A coalition of climbing and conservation groups have announced they have preserved an important parcel of land near a popular climbing area in New Hampshire’s Mount Washington Valley.
Access Fund, Upper Saco Valley Land Trust, and Friends of the Ledges recently announced the successful completion of the “Secure the Ledges” campaign, an effort to permanently protect a key parcel of land between Cathedral Ledge and Whitehorse Ledge in Mount Washington Valley.
This effort secures access to the Bryce Path, the common climber descent from Whitehorse Ledge, and protects the views from both of these climbing destinations.

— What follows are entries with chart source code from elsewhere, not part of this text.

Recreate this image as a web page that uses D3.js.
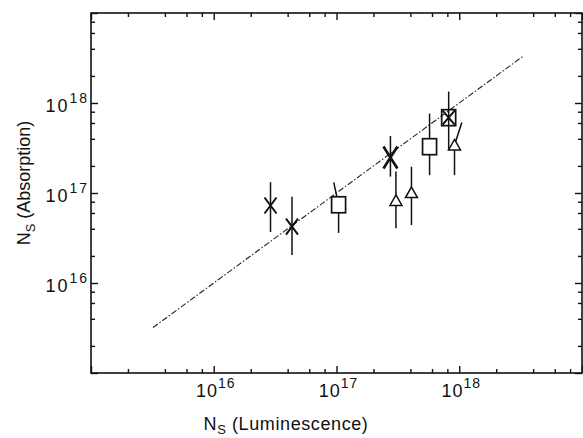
<!DOCTYPE html>
<html>
<head>
<meta charset="utf-8">
<script src="https://cdn.jsdelivr.net/npm/d3@7"></script>
<style>
  body { margin: 0; background: #fff; }
  svg { display: block; font-family: "Liberation Sans", Arial, sans-serif; }
</style>
</head>
<body>
<div id="chart"></div>
<script>
// values (cm^-3)
var lum     = [2.9e16, 4.34e16, 1.04e17, 2.75e17, 3.05e17, 4.08e17, 5.73e17, 8.2e17, 9.15e17];
var absorb  = [7.26e16, 4.23e16, 7.4e16, 2.48e17, 8.26e16, 1.01e17, 3.27e17, 6.87e17, 3.42e17];
var absLo   = [3.69e16, 2.05e16, 3.6e16, 1.52e17, 4.06e16, 4.41e16, 1.58e17, 3.0e17, 1.58e17];
var absHi   = [1.32e17, 9.1e16, 1.31e17, 4.3e17, 1.73e17, 1.96e17, 7.64e17, 1.34e18, 6.07e17];
var lumHi   = [null, null, 9.5e16, null, null, null, null, null, 1.05e18]; // upper bar drawn slanted
var symbols = ["cross", "cross", "square", "bigcross", "triangle", "triangle", "square", "boxcross", "triangle"];
var fitEnds = [3.2e15, 3.35e18];   // N(abs) = N(lum)

var labelDecades = [16, 17, 18];
var minorSteps = [2, 4, 6, 8];

function init() {
    var w = 583, h = 438;
    var left = 91, right = 582, top = 13, bottom = 373;

    var x = d3.scaleLog().domain([1e15, 1e19]).range([left, right]);
    var y = d3.scaleLog().domain([1e15, 1e19]).range([bottom, top]);

    var svg = d3.select("#chart")
                .append("svg")
                .attr("width", w)
                .attr("height", h);

    // tick positions: decades and 2,4,6,8 in between
    var majors = d3.range(15, 20).map(function(p) { return Math.pow(10, p); });
    var minors = [];
    majors.slice(0, 4).forEach(function(m) {
        minorSteps.forEach(function(s) { minors.push(m * s); });
    });

    function ticks(axisFn, scale, vals, size, tr) {
        var g = svg.append("g")
           .attr("transform", tr)
           .call(axisFn(scale).tickValues(vals).tickSize(size).tickFormat(""));
        g.select(".domain").remove();
        g.selectAll("line").attr("stroke", "#111").attr("stroke-width", 1.4);
    }

    // inward ticks on all four sides
    ticks(d3.axisTop, x, majors, 7, "translate(0," + bottom + ")");
    ticks(d3.axisTop, x, minors, 4, "translate(0," + bottom + ")");
    ticks(d3.axisBottom, x, majors, 7, "translate(0," + top + ")");
    ticks(d3.axisBottom, x, minors, 4, "translate(0," + top + ")");
    ticks(d3.axisRight, y, majors, 7, "translate(" + left + ",0)");
    ticks(d3.axisRight, y, minors, 4, "translate(" + left + ",0)");
    ticks(d3.axisLeft, y, majors, 7, "translate(" + right + ",0)");
    ticks(d3.axisLeft, y, minors, 4, "translate(" + right + ",0)");

    // frame
    svg.append("rect")
       .attr("x", left).attr("y", top)
       .attr("width", right - left).attr("height", bottom - top)
       .attr("fill", "none")
       .attr("stroke", "#111")
       .attr("stroke-width", 1.6);

    // tick labels, 10^n
    var xl = svg.selectAll(".xlab")
       .data(labelDecades)
       .enter()
       .append("text")
       .attr("class", "xlab")
       .attr("x", function(d) { return x(Math.pow(10, d)) + 2; })
       .attr("y", 397)
       .attr("text-anchor", "middle")
       .attr("fill", "#111")
       .style("letter-spacing", "1px");
    xl.append("tspan").attr("font-size", 18).text("10");
    xl.append("tspan").attr("font-size", 14).attr("dy", -9)
      .text(function(d) { return d; });

    var yl = svg.selectAll(".ylab")
       .data(labelDecades)
       .enter()
       .append("text")
       .attr("class", "ylab")
       .attr("x", 89)
       .attr("y", function(d) { return y(Math.pow(10, d)) + 9; })
       .attr("text-anchor", "end")
       .attr("fill", "#111")
       .style("letter-spacing", "2px");
    yl.append("tspan").attr("font-size", 18).text("10");
    yl.append("tspan").attr("font-size", 14).attr("dy", -9)
      .text(function(d) { return d; });

    // axis titles
    var xt = svg.append("text")
       .attr("x", 286).attr("y", 430)
       .attr("text-anchor", "middle")
       .attr("font-size", 18)
       .attr("fill", "#111")
       .style("letter-spacing", "0.6px");
    xt.append("tspan").text("N");
    xt.append("tspan").attr("font-size", 13).attr("dy", 4).text("S");
    xt.append("tspan").attr("dy", -4).text(" (Luminescence)");

    var yt = svg.append("text")
       .attr("transform", "translate(30,183) rotate(-90)")
       .attr("text-anchor", "middle")
       .attr("font-size", 18)
       .attr("fill", "#111");
    yt.append("tspan").text("N");
    yt.append("tspan").attr("font-size", 13).attr("dy", 5).text("S");
    yt.append("tspan").attr("dy", -5).text(" (Absorption)");

    // fitted line, dash-dot
    svg.append("line")
       .attr("x1", x(fitEnds[0])).attr("y1", y(fitEnds[0]))
       .attr("x2", x(fitEnds[1])).attr("y2", y(fitEnds[1]))
       .attr("stroke", "#222")
       .attr("stroke-width", 1.1)
       .attr("stroke-dasharray", "6,2,1.5,2");

    var idx = d3.range(lum.length);

    // error bars (upper part may lean)
    svg.selectAll(".ebar-up")
       .data(idx)
       .enter()
       .append("line")
       .attr("x1", function(i) { return x(lum[i]); })
       .attr("y1", function(i) { return y(absorb[i]); })
       .attr("x2", function(i) { return x(lumHi[i] || lum[i]); })
       .attr("y2", function(i) { return y(absHi[i]); })
       .attr("stroke", "#111")
       .attr("stroke-width", 1.5);
    svg.selectAll(".ebar-lo")
       .data(idx)
       .enter()
       .append("line")
       .attr("x1", function(i) { return x(lum[i]); })
       .attr("y1", function(i) { return y(absorb[i]); })
       .attr("x2", function(i) { return x(lum[i]); })
       .attr("y2", function(i) { return y(absLo[i]); })
       .attr("stroke", "#111")
       .attr("stroke-width", 1.5);

    // markers
    idx.forEach(function(i) {
        var px = x(lum[i]), py = y(absorb[i]);
        var g = svg.append("g").attr("transform", "translate(" + px + "," + py + ")")
                   .attr("stroke", "#111").attr("fill", "#fff");
        var s = symbols[i];
        if (s === "square" || s === "boxcross") {
            g.append("rect")
             .attr("x", -7).attr("y", -8).attr("width", 14).attr("height", 16)
             .attr("stroke-width", 1.7)
             .attr("fill", s === "square" ? "#fff" : "none");
        }
        if (s === "triangle") {
            g.append("path")
             .attr("d", "M0,-5.5L6,5L-6,5Z")
             .attr("stroke-width", 1.5);
        }
        if (s === "cross" || s === "bigcross" || s === "boxcross") {
            var hw = s === "bigcross" ? 7 : 6;
            var hh = s === "bigcross" ? 11 : (s === "boxcross" ? 7 : 8);
            var sw = s === "bigcross" ? 2.6 : 2;
            g.append("path")
             .attr("d", "M" + (-hw) + "," + (-hh) + "L" + hw + "," + hh +
                        "M" + hw + "," + (-hh) + "L" + (-hw) + "," + hh)
             .attr("fill", "none")
             .attr("stroke-width", sw);
        }
    });
}

window.onload = init;
</script>
</body>
</html>
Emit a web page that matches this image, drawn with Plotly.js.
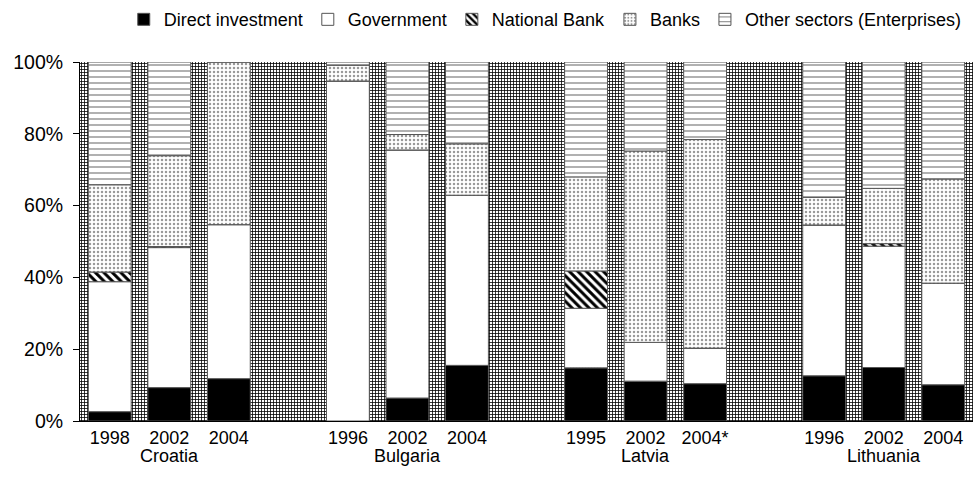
<!DOCTYPE html>
<html>
<head>
<meta charset="utf-8">
<script src="https://cdn.plot.ly/plotly-3.0.1.min.js"></script>
<style>
  html, body { margin: 0; padding: 0; background: #fff; }
  #chart { width: 974px; height: 488px; }
</style>
</head>
<body>
<div id="chart"></div>
<script>
// Structure of external liabilities by sector, shares of total (%)
const countries = ['Croatia', 'Bulgaria', 'Latvia', 'Lithuania'];
const barCountry = ['Croatia', 'Croatia', 'Croatia',
                    'Bulgaria', 'Bulgaria', 'Bulgaria',
                    'Latvia', 'Latvia', 'Latvia',
                    'Lithuania', 'Lithuania', 'Lithuania'];
const barYear = ['1998', '2002', '2004',
                 '1996', '2002', '2004',
                 '1995', '2002', '2004*',
                 '1996', '2002', '2004'];

const directInvestment = [2.6, 9.3, 11.8, 0.0, 6.4, 15.5, 14.8, 11.1, 10.4, 12.6, 14.9, 10.1];
const government       = [36.2, 39.0, 42.9, 94.7, 69.1, 47.4, 16.6, 10.8, 9.9, 42.0, 33.8, 28.3];
const nationalBank     = [2.7, 0.3, 0.0, 0.0, 0.0, 0.0, 10.4, 0.0, 0.0, 0.0, 0.7, 0.0];
const banks            = [24.3, 25.3, 45.3, 4.4, 4.3, 14.3, 26.2, 53.3, 58.1, 7.7, 15.4, 29.0];
const otherSectors     = [34.2, 26.1, 0.0, 0.9, 20.2, 22.8, 32.0, 24.8, 21.6, 37.7, 35.2, 32.6];

const seriesNames = ['Direct investment', 'Government', 'National Bank', 'Banks',
                     'Other sectors (Enterprises)'];
const seriesValues = [directInvestment, government, nationalBank, banks, otherSectors];

// one empty slot between country groups
const slotsPerGroup = 4;
const xPos = barCountry.map((c, i) => {
  const g = countries.indexOf(c);
  const within = barCountry.slice(0, i).filter(v => v === c).length;
  return g * slotsPerGroup + within;
});
const nSlots = countries.length * slotsPerGroup - 1;
const allSlots = Array.from({length: nSlots}, (_, i) => i);

const styles = [
  {color: '#000000', pattern: {shape: ''}},
  {color: '#ffffff', pattern: {shape: ''}},
  {color: '#ffffff', pattern: {shape: '\\', fgcolor: '#000', bgcolor: '#fff', size: 6, solidity: 0.5, fillmode: 'replace'}},
  {color: '#ffffff', pattern: {shape: '.', fgcolor: '#999', bgcolor: '#fff', size: 4, solidity: 0.3, fillmode: 'replace'}},
  {color: '#ffffff', pattern: {shape: '-', fgcolor: '#666', bgcolor: '#fff', size: 6, solidity: 0.17, fillmode: 'replace'}}
];

const traces = [];

// cross-hatched plot background
traces.push({
  type: 'bar', x: allSlots, y: allSlots.map(() => 100), width: 1,
  showlegend: false, hoverinfo: 'skip',
  marker: {color: '#fff', line: {width: 0},
           pattern: {shape: '+', fgcolor: '#000', bgcolor: '#fff', size: 3, solidity: 0.45, fillmode: 'replace'}}
});

// stacked sector shares, bases accumulated from the series below
const cumulative = barCountry.map(() => 0);
seriesValues.forEach((vals, s) => {
  traces.push({
    type: 'bar', name: seriesNames[s], x: xPos, y: vals,
    base: cumulative.slice(), width: 0.72,
    marker: {color: styles[s].color, pattern: styles[s].pattern,
             line: {color: '#555', width: 1}},
    hovertemplate: '%{y:.1f}%<extra>' + seriesNames[s] + '</extra>'
  });
  vals.forEach((v, i) => { cumulative[i] += v; });
});

const countryLabels = countries.map((c, g) => ({
  text: c, xref: 'x', yref: 'paper',
  x: g * slotsPerGroup + 1, y: -0.0975, yanchor: 'middle', xanchor: 'center',
  showarrow: false, font: {size: 18, color: '#000'}
}));

const layout = {
  width: 974, height: 488,
  margin: {l: 80, r: 1, t: 59, b: 67},
  paper_bgcolor: '#fff', plot_bgcolor: '#fff',
  font: {family: 'Liberation Sans, Arial, sans-serif', color: '#000'},
  barmode: 'overlay',
  bargap: 0,
  showlegend: true,
  legend: {orientation: 'h', x: 0.521, xanchor: 'center', y: 1.118, yanchor: 'middle',
           font: {size: 18, color: '#000'}, itemwidth: 30, traceorder: 'normal',
           bgcolor: 'rgba(0,0,0,0)'},
  xaxis: {range: [-0.5, nSlots - 0.5], tickmode: 'array', tickvals: xPos, ticktext: barYear,
          ticks: '', showgrid: false, zeroline: false, showline: true,
          linecolor: '#000', linewidth: 1, tickfont: {size: 18}, fixedrange: true},
  yaxis: {range: [0, 100], tickmode: 'linear', tick0: 0, dtick: 20, ticksuffix: '%',
          ticks: 'outside', ticklen: 6, tickcolor: '#000', showgrid: false, zeroline: false,
          showline: true, linecolor: '#000', linewidth: 1, tickfont: {size: 19.5},
          ticklabelstandoff: 6, fixedrange: true},
  annotations: countryLabels
};

Plotly.newPlot('chart', traces, layout, {displayModeBar: false, staticPlot: true});
</script>
</body>
</html>
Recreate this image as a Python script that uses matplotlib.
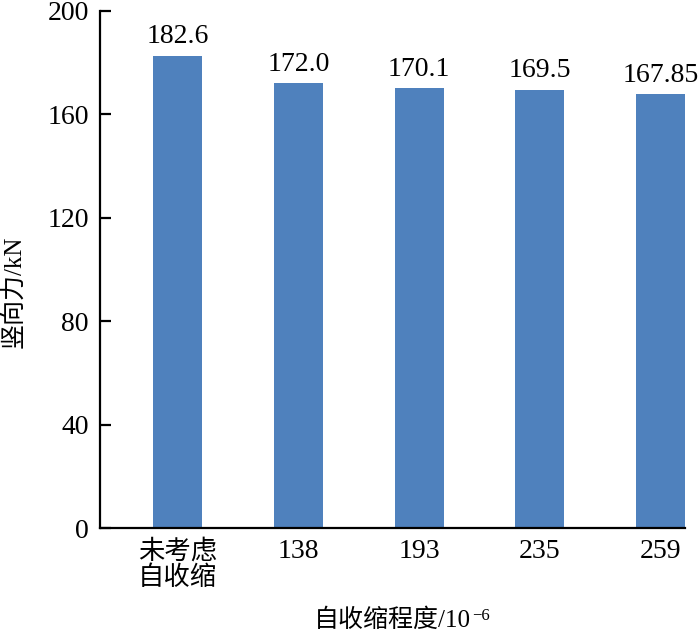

“The Mt. Washington Valley has a long tradition of climbing and outdoor recreation, and the local economy depends on getting people outside and enjoying nature, making conservation projects like this critically important to the health of the community,” says Mike Morin, Access Fund Northeast Regional Director. “People travel from all over the world to visit these special places, making this partnership effort not only good for the health of the valley’s natural environment, but for our local outdoor economy as well.”
In September 2018, longtime landowner Jim Ansara donated the property to Upper Saco Valley Land Trust. Access Fund worked with the land trust to secure a permanent conservation and recreation easement on the property, and Friends of the Ledges will act as volunteer stewards. This three-way partnership aims to ensure long-term access and a commitment to the highest level of stewardship.
Last fall, the three organizations set out to raise $48,000 to finalize the project and establish a long-term stewardship and legal defense fund to create sustainable access to the area.
The groups say Blue Ridge Charitable Trust, John R. & Margrite Davis Foundation, Jim Ansara, an anonymous family foundation, and hundreds of individual donors from the local community and across the country came together swiftly to raise these funds and ensure long term sustainable access to the property.
“The successful completion of this project will ensure that visitors to Cathedral Ledge and Whitehorse Ledge will have access to the Bryce Path and Bryce Link trail in perpetuity,” says William Abbott, Upper Saco Valley Land Trust Executive Director. “Thanks to local partnerships this critical piece of the forested landscape between two iconic climbing areas will be conserved and managed to ensure a healthy natural environment and access for future generations.”